PROBLEM TO SOLVE
Give the data below again exactly as it stands. Omit the pictures.
##### DATA
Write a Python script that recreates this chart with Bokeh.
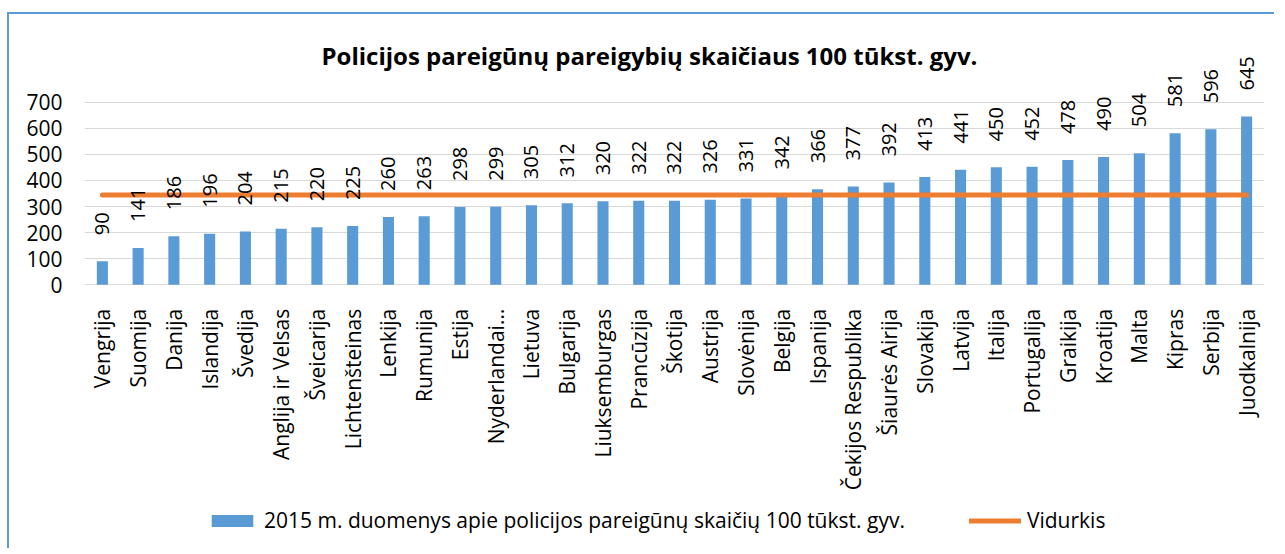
import math
from bokeh.plotting import figure
from bokeh.models import (ColumnDataSource, FactorRange, Range1d, FixedTicker, LabelSet,
                          Legend, LegendItem, Label)
from bokeh.core.properties import value
from bokeh.embed import file_html
from bokeh.resources import INLINE

categories = ["Vengrija", "Suomija", "Danija", "Islandija", "Švedija", "Anglija ir Velsas",
              "Šveicarija", "Lichtenšteinas", "Lenkija", "Rumunija", "Estija", "Nyderlandai…",
              "Lietuva", "Bulgarija", "Liuksemburgas", "Prancūzija", "Škotija", "Austrija",
              "Slovėnija", "Belgija", "Ispanija", "Čekijos Respublika", "Šiaurės Airija",
              "Slovakija", "Latvija", "Italija", "Portugalija", "Graikija", "Kroatija",
              "Malta", "Kipras", "Serbija", "Juodkalnija"]
values = [90, 141, 186, 196, 204, 215, 220, 225, 260, 263, 298, 299, 305, 312, 320, 322,
          322, 326, 331, 342, 366, 377, 392, 413, 441, 450, 452, 478, 490, 504, 581, 596, 645]
average = [344] * 33
y_ticks = [0, 100, 200, 300, 400, 500, 600, 700]

title_text = "Policijos pareigūnų pareigybių skaičiaus 100 tūkst. gyv."
bar_label = "2015 m. duomenys apie policijos pareigūnų skaičių 100 tūkst. gyv."
line_label = "Vidurkis"

BLUE = "#5b9bd5"
ORANGE = "#ed7d31"
FONT = "Open Sans"

src = ColumnDataSource(dict(cat=categories, val=values, avg=average,
                            lbl=[str(v) for v in values]))

# the frame also holds the category-label and legend band below the zero line
p = figure(x_range=FactorRange(factors=categories), y_range=Range1d(-1011, 955.5),
           frame_width=1180, frame_height=513, output_backend="svg", toolbar_location=None,
           min_border_left=75, min_border_right=10, min_border_top=21, min_border_bottom=0,
           styles={"margin-left": "7px", "margin-top": "12px",
                   "border-left": "2px solid #5b9bd5", "border-top": "2px solid #5b9bd5"})

p.outline_line_color = None
p.background_fill_color = "white"
p.border_fill_color = "white"

bars = p.vbar(x="cat", top="val", width=0.31, source=src, fill_color=BLUE, line_color=None)
avg_line = p.line(x="cat", y="avg", source=src, line_color=ORANGE, line_width=5, line_cap="round")

labels = LabelSet(x="cat", y="val", text="lbl", source=src, angle=math.pi / 2,
                  text_align="left", text_baseline="middle", y_offset=26,
                  text_font=value(FONT), text_font_size=value("20px"), text_color="black")
p.add_layout(labels)

cat_labels = LabelSet(x="cat", y=0, text="cat", source=src, angle=math.pi / 2,
                      text_align="right", text_baseline="middle", y_offset=-24,
                      text_font=value(FONT), text_font_size=value("21px"), text_color="black")
p.add_layout(cat_labels)

p.add_layout(Label(x=310, y=39, x_units="canvas", y_units="canvas", text=title_text,
                   text_align="left", text_baseline="middle", text_font=FONT,
                   text_font_size="24px", text_font_style="bold", text_color="black"))

p.xaxis.visible = False
p.xgrid.grid_line_color = None
p.ygrid.grid_line_color = "#d9d9d9"
p.ygrid.grid_line_width = 1
p.yaxis.ticker = FixedTicker(ticks=y_ticks)
p.yaxis.axis_line_color = None
p.yaxis.major_tick_line_color = None
p.yaxis.minor_tick_line_color = None
p.yaxis.major_tick_out = 0
p.yaxis.major_label_standoff = 22
p.yaxis.major_label_text_font = FONT
p.yaxis.major_label_text_font_size = "21px"
p.yaxis.major_label_text_color = "black"

legend = Legend(items=[LegendItem(label=bar_label, renderers=[bars]),
                       LegendItem(label=line_label, renderers=[avg_line])],
                orientation="horizontal", location=(122, 14),
                glyph_width=52, glyph_height=15, label_standoff=6, spacing=64,
                padding=0, margin=0, border_line_color=None, background_fill_alpha=0,
                label_text_font=FONT, label_text_font_size="21px", label_text_color="black")
p.add_layout(legend, "center")

open("out.html", "w").write(file_html(p, INLINE))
##########
ANSWER FOR THE TASK
Write a Python script that recreates this chart with Bokeh.
import math
from bokeh.plotting import figure
from bokeh.models import (ColumnDataSource, FactorRange, Range1d, FixedTicker, LabelSet,
                          Legend, LegendItem, Label)
from bokeh.core.properties import value
from bokeh.embed import file_html
from bokeh.resources import INLINE

categories = ["Vengrija", "Suomija", "Danija", "Islandija", "Švedija", "Anglija ir Velsas",
              "Šveicarija", "Lichtenšteinas", "Lenkija", "Rumunija", "Estija", "Nyderlandai…",
              "Lietuva", "Bulgarija", "Liuksemburgas", "Prancūzija", "Škotija", "Austrija",
              "Slovėnija", "Belgija", "Ispanija", "Čekijos Respublika", "Šiaurės Airija",
              "Slovakija", "Latvija", "Italija", "Portugalija", "Graikija", "Kroatija",
              "Malta", "Kipras", "Serbija", "Juodkalnija"]
values = [90, 141, 186, 196, 204, 215, 220, 225, 260, 263, 298, 299, 305, 312, 320, 322,
          322, 326, 331, 342, 366, 377, 392, 413, 441, 450, 452, 478, 490, 504, 581, 596, 645]
average = [344] * 33
y_ticks = [0, 100, 200, 300, 400, 500, 600, 700]

title_text = "Policijos pareigūnų pareigybių skaičiaus 100 tūkst. gyv."
bar_label = "2015 m. duomenys apie policijos pareigūnų skaičių 100 tūkst. gyv."
line_label = "Vidurkis"

BLUE = "#5b9bd5"
ORANGE = "#ed7d31"
FONT = "Open Sans"

src = ColumnDataSource(dict(cat=categories, val=values, avg=average,
                            lbl=[str(v) for v in values]))

# the frame also holds the category-label and legend band below the zero line
p = figure(x_range=FactorRange(factors=categories), y_range=Range1d(-1011, 955.5),
           frame_width=1180, frame_height=513, output_backend="svg", toolbar_location=None,
           min_border_left=75, min_border_right=10, min_border_top=21, min_border_bottom=0,
           styles={"margin-left": "7px", "margin-top": "12px",
                   "border-left": "2px solid #5b9bd5", "border-top": "2px solid #5b9bd5"})

p.outline_line_color = None
p.background_fill_color = "white"
p.border_fill_color = "white"

bars = p.vbar(x="cat", top="val", width=0.31, source=src, fill_color=BLUE, line_color=None)
avg_line = p.line(x="cat", y="avg", source=src, line_color=ORANGE, line_width=5, line_cap="round")

labels = LabelSet(x="cat", y="val", text="lbl", source=src, angle=math.pi / 2,
                  text_align="left", text_baseline="middle", y_offset=26,
                  text_font=value(FONT), text_font_size=value("20px"), text_color="black")
p.add_layout(labels)

cat_labels = LabelSet(x="cat", y=0, text="cat", source=src, angle=math.pi / 2,
                      text_align="right", text_baseline="middle", y_offset=-24,
                      text_font=value(FONT), text_font_size=value("21px"), text_color="black")
p.add_layout(cat_labels)

p.add_layout(Label(x=310, y=39, x_units="canvas", y_units="canvas", text=title_text,
                   text_align="left", text_baseline="middle", text_font=FONT,
                   text_font_size="24px", text_font_style="bold", text_color="black"))

p.xaxis.visible = False
p.xgrid.grid_line_color = None
p.ygrid.grid_line_color = "#d9d9d9"
p.ygrid.grid_line_width = 1
p.yaxis.ticker = FixedTicker(ticks=y_ticks)
p.yaxis.axis_line_color = None
p.yaxis.major_tick_line_color = None
p.yaxis.minor_tick_line_color = None
p.yaxis.major_tick_out = 0
p.yaxis.major_label_standoff = 22
p.yaxis.major_label_text_font = FONT
p.yaxis.major_label_text_font_size = "21px"
p.yaxis.major_label_text_color = "black"

legend = Legend(items=[LegendItem(label=bar_label, renderers=[bars]),
                       LegendItem(label=line_label, renderers=[avg_line])],
                orientation="horizontal", location=(122, 14),
                glyph_width=52, glyph_height=15, label_standoff=6, spacing=64,
                padding=0, margin=0, border_line_color=None, background_fill_alpha=0,
                label_text_font=FONT, label_text_font_size="21px", label_text_color="black")
p.add_layout(legend, "center")

open("out.html", "w").write(file_html(p, INLINE))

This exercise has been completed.